Ijtimoiy-gumanitar fanlar

COMPARATIVE ANALYSIS OF MACHINE LEARNING ALGORITHMS FOR IDENTIFYING UZBEK DIALECTS AT THE SENTENCE LEVEL

Uzbek dialects, dialect classification, natural language processing, TF-IDF, Naive Bayes, BERT, mBERT, data scarcity

Authors

  • Shahnoza POZILOVA Toshkent axborot texnologiyalari universiteti professori, DSc, Uzbekistan
  • Madina RAXIMOVA Toshkent axborot texnologiyalari universiteti magistranti, Uzbekistan

This study examines the task of automatic classification of Uzbek language dialects.
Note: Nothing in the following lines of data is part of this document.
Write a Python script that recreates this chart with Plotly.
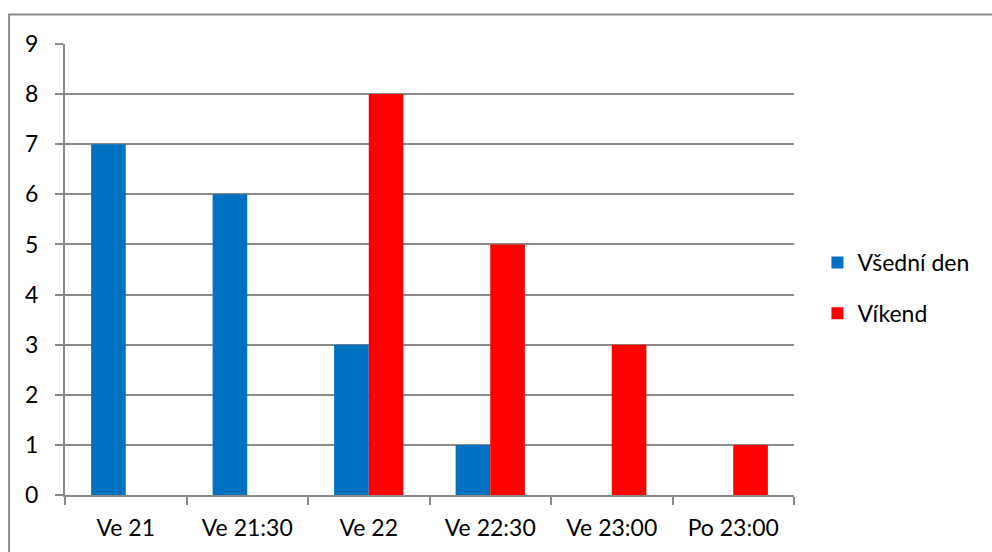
import plotly.graph_objects as go

# Time slots and counts per day type
categories = ["Ve 21", "Ve 21:30", "Ve 22", "Ve 22:30", "Ve 23:00", "Po 23:00"]
weekday_counts = [7, 6, 3, 1, 0, 0]
weekend_counts = [0, 0, 8, 5, 3, 1]
series_names = ["Všední den", "Víkend"]
series_colors = ["#0070C0", "#FF0000"]
y_ticks = list(range(0, 10))

FONT = "Lato"
FS = 23
GRID = "#8a8a8a"

fig = go.Figure()
for name, vals, color, grp in zip(series_names, [weekday_counts, weekend_counts],
                                  series_colors, ["a", "b"]):
    fig.add_trace(go.Bar(
        x=categories, y=vals, name=name, legendgroup=grp,
        marker=dict(color=color, line=dict(width=0)),
    ))

# outer chart frame
fig.add_shape(type="rect", xref="paper", yref="paper",
              x0=(8.5 - 64.5) / 730, x1=(1100 - 64.5) / 730,
              y0=(495 - 600) / 451, y1=(495 - 14.5) / 451,
              line=dict(color="#8c8c8c", width=2), fillcolor="rgba(0,0,0,0)",
              layer="below")

fig.update_layout(
    width=992, height=552,
    margin=dict(l=64.5, r=197.5, t=44, b=57),
    paper_bgcolor="white", plot_bgcolor="white",
    font=dict(family=FONT, size=FS, color="#000000"),
    barmode="group", bargap=0.43, bargroupgap=0,
    showlegend=True,
    legend=dict(x=(818 - 64.5) / 730, xanchor="left", y=(495 - 288) / 451, yanchor="middle",
                xref="paper", yref="paper",
                font=dict(family=FONT, size=FS), tracegroupgap=18,
                bgcolor="rgba(0,0,0,0)", itemclick=False),
    xaxis=dict(
        type="category", showgrid=False, showline=True, linecolor=GRID, linewidth=2,
        ticks="outside", tickson="boundaries", ticklen=8, tickcolor=GRID, tickwidth=2,
        tickfont=dict(family=FONT, size=FS), ticklabelstandoff=11,
    ),
    yaxis=dict(
        range=[0, 9], tickvals=y_ticks, showgrid=True, gridcolor=GRID, gridwidth=2,
        showline=True, linecolor=GRID, linewidth=2, zeroline=False,
        ticks="outside", ticklen=8, tickcolor=GRID, tickwidth=2,
        tickfont=dict(family=FONT, size=FS), ticklabelstandoff=12,
    ),
)

fig.write_html("out.html")
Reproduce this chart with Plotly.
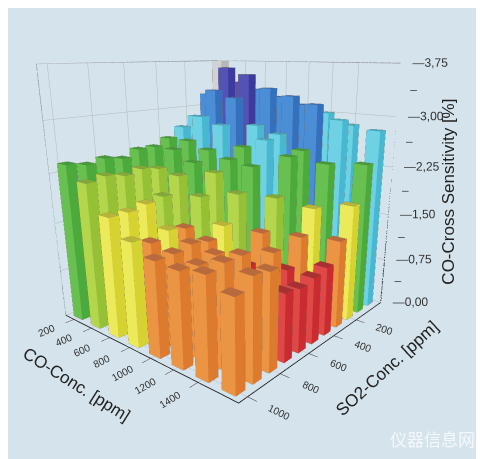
import plotly.graph_objects as go

# CO concentration for each bar column, ppm
co_conc = [200, 400, 600, 800, 1000, 1200, 1400, 1600]
# SO2 concentration for each bar row, ppm
so2_conc = [0, 100, 200, 300, 400, 500, 600, 700, 800, 900, 1000]

# cross sensitivity [%], one list per SO2 row (values along co_conc)
sens_so2_0 = [3.85, 3.40, 3.30, 3.20, 3.10, 3.00, 2.85, 2.80]
sens_so2_100 = [3.20, 3.65, 3.55, 3.35, 3.25, 3.15, 2.95, 2.35]
sens_so2_200 = [2.85, 3.30, 3.20, 2.80, 2.70, 2.50, 2.35, 1.80]
sens_so2_300 = [2.70, 2.90, 2.80, 2.50, 2.65, 2.45, 1.75, 1.35]
sens_so2_400 = [2.55, 2.55, 2.45, 2.35, 2.30, 1.90, 1.40, 1.05]
sens_so2_500 = [2.45, 2.45, 2.30, 2.20, 1.95, 1.45, 1.00, 1.00]
sens_so2_600 = [2.45, 2.20, 2.15, 1.90, 1.55, 1.05, 1.35, 0.95]
sens_so2_700 = [2.35, 2.25, 1.90, 1.50, 1.40, 1.00, 1.05, 1.00]
sens_so2_800 = [2.40, 2.20, 1.85, 1.55, 1.45, 1.40, 1.50, 1.40]
sens_so2_900 = [2.35, 2.25, 1.80, 1.45, 1.40, 1.35, 1.50, 1.45]
sens_so2_1000 = [2.40, 2.20, 1.80, 1.55, 1.40, 1.38, 1.45, 1.30]

sens_rows = [sens_so2_0, sens_so2_100, sens_so2_200, sens_so2_300, sens_so2_400,
             sens_so2_500, sens_so2_600, sens_so2_700, sens_so2_800, sens_so2_900,
             sens_so2_1000]

z_ticks = [0, 0.75, 1.5, 2.25, 3.0, 3.75]
z_labels = ["0,00", "0,75", "1,50", "2,25", "3,00", "3,75"]
z_minor = [0.375, 1.125, 1.875, 2.625, 3.375]
co_ticks = [200, 400, 600, 800, 1000, 1200, 1400]
so2_ticks = [200, 400, 600, 800, 1000]

X_RANGE = [-50, 1050]
Y_RANGE = [100, 1700]
Z_TOP = 3.75

# colour map: upper bounds of each level and (light, dark, top) shades
levels = [1.125, 1.5, 1.875, 2.25, 2.625, 3.0, 3.375, 3.75, 99]
shades = [
    ("#e04848", "#c82c30", "#a83030"),   # red
    ("#eb9444", "#dc7a2e", "#b86a3c"),   # orange
    ("#ecea5a", "#d6d232", "#b8b43a"),   # yellow
    ("#b4d64c", "#96c036", "#82a83a"),   # yellow-green
    ("#68c050", "#4caa3c", "#46983c"),   # green
    ("#6ed2e4", "#48b8d0", "#48a8bc"),   # cyan
    ("#4c8ed6", "#3470bc", "#3a6aa8"),   # blue
    ("#5452b4", "#3c3a9c", "#3c3a88"),   # indigo
    ("#d0d2d4", "#b4b6b8", "#a8aaac"),   # grey (above range)
]


def shade_for(v):
    for lim, s in zip(levels, shades):
        if v <= lim:
            return s
    return shades[-1]


hx = 27   # half width along SO2
hy = 50   # half width along CO

xs, ys, zs = [], [], []
ii, jj, kk, fc = [], [], [], []
ex, ey, ez = [], [], []

for so2, row in zip(so2_conc, sens_rows):
    for co, val in zip(co_conc, row):
        x0, x1 = so2 - hx, so2 + hx
        y0, y1 = co - hy, co + hy
        b = len(xs)
        for (px, py, pz) in [(x0, y0, 0), (x1, y0, 0), (x1, y1, 0), (x0, y1, 0),
                             (x0, y0, val), (x1, y0, val), (x1, y1, val), (x0, y1, val)]:
            xs.append(px); ys.append(py); zs.append(pz)
        light, dark, top = shade_for(val)
        tris = [
            ((0, 1, 2), dark), ((0, 2, 3), dark),
            ((4, 5, 6), top), ((4, 6, 7), top),
            ((0, 1, 5), dark), ((0, 5, 4), dark),
            ((1, 2, 6), light), ((1, 6, 5), light),
            ((2, 3, 7), dark), ((2, 7, 6), dark),
            ((3, 0, 4), light), ((3, 4, 7), light),
        ]
        for (a, c, d), col in tris:
            ii.append(b + a); jj.append(b + c); kk.append(b + d); fc.append(col)
        # visible outline of the bar
        for p, q in [((x1, y0, val), (x1, y1, val)), ((x1, y1, val), (x0, y1, val)),
                     ((x0, y1, val), (x0, y0, val)), ((x0, y0, val), (x1, y0, val)),
                     ((x1, y0, 0), (x1, y0, val)), ((x1, y1, 0), (x1, y1, val)),
                     ((x0, y1, 0), (x0, y1, val)),
                     ((x1, y0, 0), (x1, y1, 0)), ((x1, y1, 0), (x0, y1, 0))]:
            ex += [p[0], q[0], None]
            ey += [p[1], q[1], None]
            ez += [p[2], q[2], None]

fig = go.Figure()
fig.add_trace(go.Mesh3d(
    x=xs, y=ys, z=zs, i=ii, j=jj, k=kk, facecolor=fc,
    flatshading=True,
    lighting=dict(ambient=1.0, diffuse=0.0, specular=0.0, roughness=1.0, fresnel=0.0),
    hoverinfo="skip", showscale=False,
))
fig.add_trace(go.Scatter3d(
    x=ex, y=ey, z=ez, mode="lines",
    line=dict(color="rgba(70,55,45,0.55)", width=1),
    hoverinfo="skip", showlegend=False,
))

# back-wall frame (top edges and vertical corners) in light grey
xa, xb = X_RANGE
ya, yb = Y_RANGE
fig.add_trace(go.Scatter3d(
    x=[xb, xa, xa, None, xb, xb, None, xa, xa],
    y=[ya, ya, yb, None, ya, ya, None, ya, ya],
    z=[Z_TOP, Z_TOP, Z_TOP, None, 0, Z_TOP, None, 0, Z_TOP],
    mode="lines", line=dict(color="#8c9094", width=1.5),
    hoverinfo="skip", showlegend=False,
))

# z axis drawn on the right vertical edge (labels carry the tick dash)
fig.add_trace(go.Scatter3d(
    x=[xa, xa], y=[yb, yb], z=[0, Z_TOP], mode="lines",
    line=dict(color="#222222", width=2.5), hoverinfo="skip", showlegend=False,
))
fig.add_trace(go.Scatter3d(
    x=[xa] * len(z_ticks), y=[yb] * len(z_ticks), z=z_ticks,
    mode="text", text=["\u2014" + s for s in z_labels], textposition="middle right",
    textfont=dict(family="Liberation Sans, Arial, sans-serif", size=12, color="#333333"),
    hoverinfo="skip", showlegend=False,
))
fig.add_trace(go.Scatter3d(
    x=[xa] * len(z_minor), y=[yb] * len(z_minor), z=z_minor,
    mode="text", text=["\u2013"] * len(z_minor), textposition="middle right",
    textfont=dict(family="Liberation Sans, Arial, sans-serif", size=12, color="#333333"),
    hoverinfo="skip", showlegend=False,
))

axis_font = dict(family="Liberation Sans, Arial, sans-serif", size=11, color="#333333")
title_font = dict(family="Liberation Sans, Arial, sans-serif", size=17, color="#222222")
common = dict(
    showbackground=False, showgrid=True, gridcolor="#b4b8bc", gridwidth=1,
    showline=True, linecolor="#222222", linewidth=2,
    ticks="outside", ticklen=8, tickcolor="#222222",
    tickfont=axis_font, zeroline=False, showspikes=False,
)

fig.update_layout(
    width=484, height=459,
    margin=dict(l=0, r=0, t=0, b=0),
    paper_bgcolor="#d5e3ec",
    showlegend=False,
    scene=dict(
        domain=dict(x=[0.0, 1.0], y=[0.0, 1.0]),
        xaxis=dict(common, title=dict(text="SO2-Conc. [ppm]", font=title_font),
                   range=X_RANGE, tickvals=so2_ticks),
        yaxis=dict(common, title=dict(text="CO-Conc. [ppm]", font=title_font),
                   range=Y_RANGE, tickvals=co_ticks),
        zaxis=dict(common, title=dict(text=""), showline=False, ticks="",
                   showticklabels=False, range=[0, Z_TOP], tickvals=z_ticks),
        aspectmode="manual",
        aspectratio=dict(x=1.0, y=1.0, z=1.05),
        camera=dict(eye=dict(x=1.67, y=1.52, z=0.57),
                    center=dict(x=-0.07, y=0.075, z=-0.19),
                    projection=dict(type="perspective")),
        bgcolor="#d5e3ec",
    ),
    annotations=[
        dict(text="CO-Cross Sensitivity [%]", x=0.935, y=0.6, xref="paper", yref="paper",
             textangle=-90, showarrow=False, font=title_font),
        dict(text="仪器信息网", x=0.97, y=0.03, xref="paper", yref="paper",
             xanchor="right", yanchor="bottom", showarrow=False,
             font=dict(family="Noto Sans CJK SC", size=17, color="rgba(255,255,255,0.75)")),
    ],
)

fig.write_html("out.html")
While resources of Natural Language Processing (NLP) are increasing, the scarcity of dialectological corpora remains one of the primary challenges. In this work, two fundamental approaches were tested on a small-scale, author-collected dataset comprising dialects on TF-IDF + Naive Bayes and BERT(bert-base-multilingual-cased) models. The main conclusion of the research is that the primary obstacle to creating high-accuracy models in Uzbek dialectology is not only the the right algorithm, but rather the absence of a high-quality, comprehensively annotated corpus.